## Short task
For this exercise, repeat all of the material verbatim apart from its images.

## Collected data
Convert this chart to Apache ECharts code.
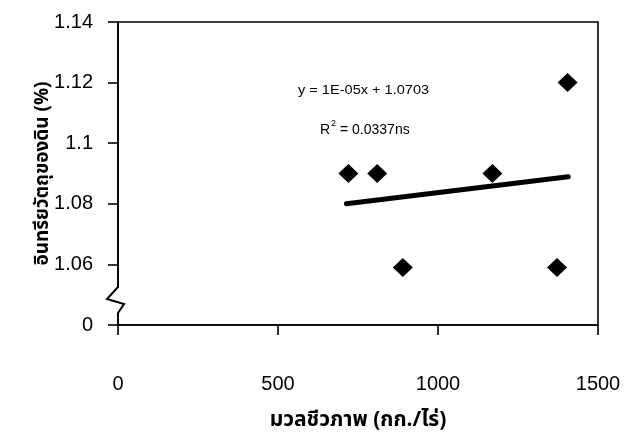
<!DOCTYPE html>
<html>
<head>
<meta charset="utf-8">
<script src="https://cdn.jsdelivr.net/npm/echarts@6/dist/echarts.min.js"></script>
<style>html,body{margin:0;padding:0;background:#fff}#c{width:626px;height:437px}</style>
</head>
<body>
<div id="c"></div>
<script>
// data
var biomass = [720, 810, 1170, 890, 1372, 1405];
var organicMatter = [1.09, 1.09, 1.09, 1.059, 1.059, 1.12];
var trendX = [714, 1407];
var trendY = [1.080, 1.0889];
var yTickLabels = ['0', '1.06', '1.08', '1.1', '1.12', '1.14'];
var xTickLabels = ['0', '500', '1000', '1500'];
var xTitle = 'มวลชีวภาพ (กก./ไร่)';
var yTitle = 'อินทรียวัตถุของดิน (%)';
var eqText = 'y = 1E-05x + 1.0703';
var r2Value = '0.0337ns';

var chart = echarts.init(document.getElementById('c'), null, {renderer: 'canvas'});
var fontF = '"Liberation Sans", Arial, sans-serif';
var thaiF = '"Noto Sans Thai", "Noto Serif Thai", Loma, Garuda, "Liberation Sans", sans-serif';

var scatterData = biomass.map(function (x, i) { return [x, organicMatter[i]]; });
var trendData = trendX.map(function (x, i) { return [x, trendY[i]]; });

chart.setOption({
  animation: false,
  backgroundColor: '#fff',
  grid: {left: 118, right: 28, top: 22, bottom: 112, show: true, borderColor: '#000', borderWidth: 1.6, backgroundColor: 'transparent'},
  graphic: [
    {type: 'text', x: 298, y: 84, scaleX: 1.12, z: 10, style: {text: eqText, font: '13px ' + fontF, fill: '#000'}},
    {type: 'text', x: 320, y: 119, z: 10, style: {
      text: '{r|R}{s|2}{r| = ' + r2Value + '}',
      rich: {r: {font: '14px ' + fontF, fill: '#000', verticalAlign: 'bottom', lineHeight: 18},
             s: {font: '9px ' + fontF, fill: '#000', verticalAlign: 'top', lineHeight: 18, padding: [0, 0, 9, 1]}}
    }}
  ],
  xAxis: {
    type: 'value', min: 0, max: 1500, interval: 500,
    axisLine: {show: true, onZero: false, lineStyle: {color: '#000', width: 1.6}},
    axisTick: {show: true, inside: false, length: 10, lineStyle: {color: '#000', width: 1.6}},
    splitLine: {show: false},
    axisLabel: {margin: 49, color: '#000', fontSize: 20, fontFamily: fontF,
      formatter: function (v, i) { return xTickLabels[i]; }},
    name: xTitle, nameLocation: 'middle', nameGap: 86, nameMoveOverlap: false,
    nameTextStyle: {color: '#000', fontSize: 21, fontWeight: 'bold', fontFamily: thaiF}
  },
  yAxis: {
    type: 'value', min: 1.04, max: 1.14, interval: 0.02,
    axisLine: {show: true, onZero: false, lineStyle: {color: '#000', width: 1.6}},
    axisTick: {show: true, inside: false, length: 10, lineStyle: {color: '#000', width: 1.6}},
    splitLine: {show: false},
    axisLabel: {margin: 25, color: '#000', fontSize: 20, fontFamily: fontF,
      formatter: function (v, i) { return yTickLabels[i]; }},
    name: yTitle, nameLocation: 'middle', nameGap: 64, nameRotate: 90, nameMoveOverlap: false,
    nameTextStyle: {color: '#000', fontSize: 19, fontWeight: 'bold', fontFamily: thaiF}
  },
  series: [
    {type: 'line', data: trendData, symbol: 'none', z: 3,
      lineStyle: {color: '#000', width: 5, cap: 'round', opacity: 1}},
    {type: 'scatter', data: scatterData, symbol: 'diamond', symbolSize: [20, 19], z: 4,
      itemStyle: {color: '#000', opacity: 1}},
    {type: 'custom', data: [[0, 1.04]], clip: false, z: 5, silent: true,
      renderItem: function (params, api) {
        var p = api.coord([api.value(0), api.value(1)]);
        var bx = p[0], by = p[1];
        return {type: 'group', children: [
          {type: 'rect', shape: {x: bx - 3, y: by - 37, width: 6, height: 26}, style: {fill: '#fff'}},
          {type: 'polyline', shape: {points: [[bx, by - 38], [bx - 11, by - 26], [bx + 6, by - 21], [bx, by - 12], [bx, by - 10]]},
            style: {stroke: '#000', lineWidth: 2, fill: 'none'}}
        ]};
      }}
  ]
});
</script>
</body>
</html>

## Written solution
Convert this chart to Apache ECharts code.
<!DOCTYPE html>
<html>
<head>
<meta charset="utf-8">
<script src="https://cdn.jsdelivr.net/npm/echarts@6/dist/echarts.min.js"></script>
<style>html,body{margin:0;padding:0;background:#fff}#c{width:626px;height:437px}</style>
</head>
<body>
<div id="c"></div>
<script>
// data
var biomass = [720, 810, 1170, 890, 1372, 1405];
var organicMatter = [1.09, 1.09, 1.09, 1.059, 1.059, 1.12];
var trendX = [714, 1407];
var trendY = [1.080, 1.0889];
var yTickLabels = ['0', '1.06', '1.08', '1.1', '1.12', '1.14'];
var xTickLabels = ['0', '500', '1000', '1500'];
var xTitle = 'มวลชีวภาพ (กก./ไร่)';
var yTitle = 'อินทรียวัตถุของดิน (%)';
var eqText = 'y = 1E-05x + 1.0703';
var r2Value = '0.0337ns';

var chart = echarts.init(document.getElementById('c'), null, {renderer: 'canvas'});
var fontF = '"Liberation Sans", Arial, sans-serif';
var thaiF = '"Noto Sans Thai", "Noto Serif Thai", Loma, Garuda, "Liberation Sans", sans-serif';

var scatterData = biomass.map(function (x, i) { return [x, organicMatter[i]]; });
var trendData = trendX.map(function (x, i) { return [x, trendY[i]]; });

chart.setOption({
  animation: false,
  backgroundColor: '#fff',
  grid: {left: 118, right: 28, top: 22, bottom: 112, show: true, borderColor: '#000', borderWidth: 1.6, backgroundColor: 'transparent'},
  graphic: [
    {type: 'text', x: 298, y: 84, scaleX: 1.12, z: 10, style: {text: eqText, font: '13px ' + fontF, fill: '#000'}},
    {type: 'text', x: 320, y: 119, z: 10, style: {
      text: '{r|R}{s|2}{r| = ' + r2Value + '}',
      rich: {r: {font: '14px ' + fontF, fill: '#000', verticalAlign: 'bottom', lineHeight: 18},
             s: {font: '9px ' + fontF, fill: '#000', verticalAlign: 'top', lineHeight: 18, padding: [0, 0, 9, 1]}}
    }}
  ],
  xAxis: {
    type: 'value', min: 0, max: 1500, interval: 500,
    axisLine: {show: true, onZero: false, lineStyle: {color: '#000', width: 1.6}},
    axisTick: {show: true, inside: false, length: 10, lineStyle: {color: '#000', width: 1.6}},
    splitLine: {show: false},
    axisLabel: {margin: 49, color: '#000', fontSize: 20, fontFamily: fontF,
      formatter: function (v, i) { return xTickLabels[i]; }},
    name: xTitle, nameLocation: 'middle', nameGap: 86, nameMoveOverlap: false,
    nameTextStyle: {color: '#000', fontSize: 21, fontWeight: 'bold', fontFamily: thaiF}
  },
  yAxis: {
    type: 'value', min: 1.04, max: 1.14, interval: 0.02,
    axisLine: {show: true, onZero: false, lineStyle: {color: '#000', width: 1.6}},
    axisTick: {show: true, inside: false, length: 10, lineStyle: {color: '#000', width: 1.6}},
    splitLine: {show: false},
    axisLabel: {margin: 25, color: '#000', fontSize: 20, fontFamily: fontF,
      formatter: function (v, i) { return yTickLabels[i]; }},
    name: yTitle, nameLocation: 'middle', nameGap: 64, nameRotate: 90, nameMoveOverlap: false,
    nameTextStyle: {color: '#000', fontSize: 19, fontWeight: 'bold', fontFamily: thaiF}
  },
  series: [
    {type: 'line', data: trendData, symbol: 'none', z: 3,
      lineStyle: {color: '#000', width: 5, cap: 'round', opacity: 1}},
    {type: 'scatter', data: scatterData, symbol: 'diamond', symbolSize: [20, 19], z: 4,
      itemStyle: {color: '#000', opacity: 1}},
    {type: 'custom', data: [[0, 1.04]], clip: false, z: 5, silent: true,
      renderItem: function (params, api) {
        var p = api.coord([api.value(0), api.value(1)]);
        var bx = p[0], by = p[1];
        return {type: 'group', children: [
          {type: 'rect', shape: {x: bx - 3, y: by - 37, width: 6, height: 26}, style: {fill: '#fff'}},
          {type: 'polyline', shape: {points: [[bx, by - 38], [bx - 11, by - 26], [bx + 6, by - 21], [bx, by - 12], [bx, by - 10]]},
            style: {stroke: '#000', lineWidth: 2, fill: 'none'}}
        ]};
      }}
  ]
});
</script>
</body>
</html>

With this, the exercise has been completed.